Matt Hatton, Vice President of Research at Gartner, made a presentation at the TechXLRate conference recently, part of London Tech Week, where he spoke about the emerging eco-system for the IoT.
Gartner’s research* showed that over the next few years, data and analytics programmes will become even more mission-critical throughout the automotive business and across industries.

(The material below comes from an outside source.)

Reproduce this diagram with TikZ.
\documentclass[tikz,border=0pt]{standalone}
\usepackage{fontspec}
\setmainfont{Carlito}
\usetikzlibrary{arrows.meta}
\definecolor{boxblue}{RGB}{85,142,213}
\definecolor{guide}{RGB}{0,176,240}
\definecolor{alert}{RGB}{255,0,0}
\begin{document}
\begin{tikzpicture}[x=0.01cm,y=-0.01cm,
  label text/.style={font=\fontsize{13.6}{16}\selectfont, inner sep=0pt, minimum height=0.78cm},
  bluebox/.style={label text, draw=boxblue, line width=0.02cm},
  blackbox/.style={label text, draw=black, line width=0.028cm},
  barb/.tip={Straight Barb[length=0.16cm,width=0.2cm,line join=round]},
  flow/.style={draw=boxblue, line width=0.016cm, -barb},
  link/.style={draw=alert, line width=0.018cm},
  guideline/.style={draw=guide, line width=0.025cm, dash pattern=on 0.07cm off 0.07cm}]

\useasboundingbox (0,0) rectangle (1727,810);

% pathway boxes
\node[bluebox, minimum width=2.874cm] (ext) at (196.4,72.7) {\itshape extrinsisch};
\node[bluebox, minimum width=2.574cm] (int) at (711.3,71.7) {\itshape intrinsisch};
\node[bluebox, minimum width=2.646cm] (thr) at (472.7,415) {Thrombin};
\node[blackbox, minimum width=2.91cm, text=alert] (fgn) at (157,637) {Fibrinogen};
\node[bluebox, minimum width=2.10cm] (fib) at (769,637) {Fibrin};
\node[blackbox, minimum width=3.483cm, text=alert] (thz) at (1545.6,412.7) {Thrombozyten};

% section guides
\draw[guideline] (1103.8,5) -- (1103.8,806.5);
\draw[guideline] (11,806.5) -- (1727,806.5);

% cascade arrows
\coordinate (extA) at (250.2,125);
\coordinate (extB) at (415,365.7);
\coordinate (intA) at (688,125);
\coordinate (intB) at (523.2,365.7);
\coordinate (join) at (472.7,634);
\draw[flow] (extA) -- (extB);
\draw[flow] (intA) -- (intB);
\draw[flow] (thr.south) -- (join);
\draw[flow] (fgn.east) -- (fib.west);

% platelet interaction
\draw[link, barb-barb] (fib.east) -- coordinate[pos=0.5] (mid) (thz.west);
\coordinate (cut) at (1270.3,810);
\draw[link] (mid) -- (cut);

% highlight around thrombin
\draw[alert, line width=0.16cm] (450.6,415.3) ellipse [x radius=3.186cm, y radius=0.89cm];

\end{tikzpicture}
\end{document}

According to Gartner analysts Douglas Laney and Ankush Jain: “Modern information infrastructure will include data virtualization, the separation of storage and computing, and cloud-based data persistence. Data and analytics leaders must evolve their technology capabilities for digital transformation….An increasing pressure to manage data in multiple deployment models, while also optimising its access and retrieval, is mounting.”*
Companies recruiting workers for data monitoring and guiding networks
In Gartner’s forecasts*, by 2020 20% of companies will dedicate workers to monitor and guide neural networks. By 2021, 30% of net new revenue growth from industry-specific solutions will include artificial intelligence (AI) technology. By 2020, 25% of large organizations will be either sellers or buyers of data via formal online data marketplaces.

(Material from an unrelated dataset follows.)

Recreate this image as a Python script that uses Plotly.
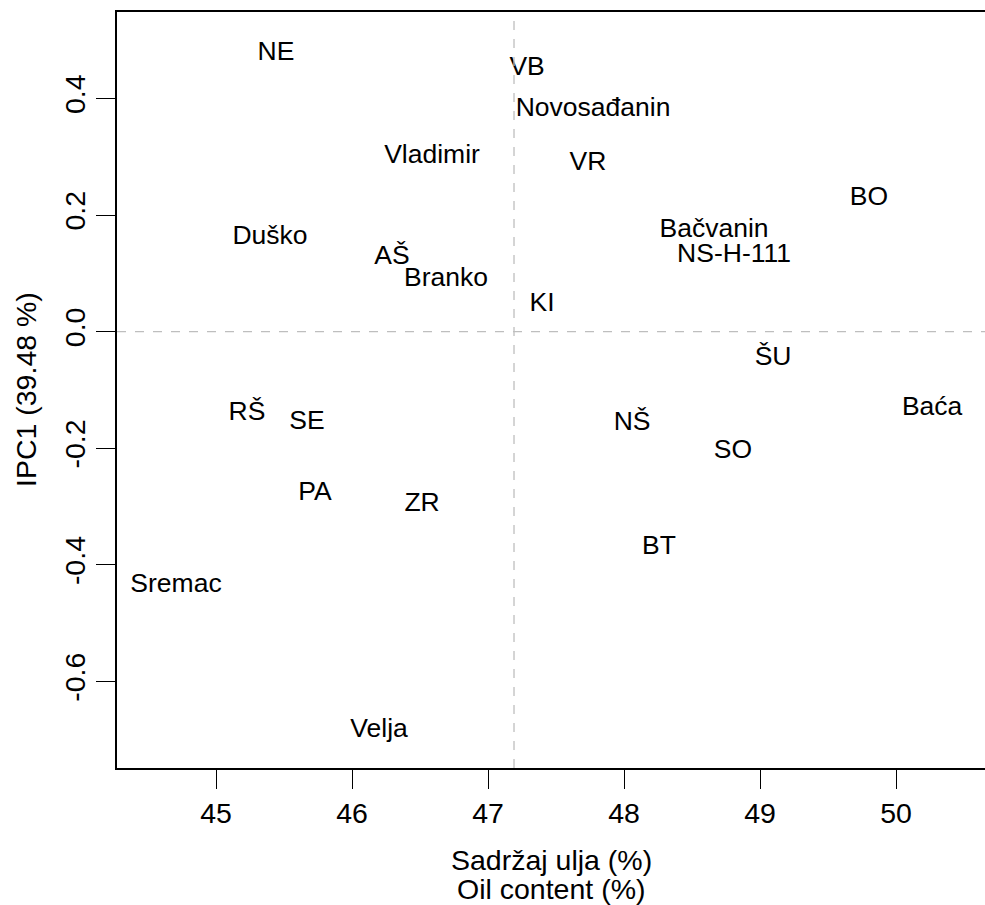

IoT data is not just big, but broad, non-standardised and inter-connected
The transformational aspects of IoT, the so-called IoT 2.0, have taken longer to materialise than anyone expected. For now, a lot of the hype is around smart home services such as smart energy meters, in-vehicle connected services, and simple efficiency steps. But now we are really moving close to major transformation with IoT 2.0.
An estimated 80% of global corporations are investing in some aspects of the IoT, although this doesn’t amount to much yet, as 80% of these projects are at proof-of-concept stage. And another 80% of the 80% are unlikely to go into any kind of commercial service. But it is starting to come.
On our part at LexisNexis Risk Solutions, we launched the Global Telematics Exchange to connect vehicles to insurance and other services encompassing the whole gamut of hardware types and software sources.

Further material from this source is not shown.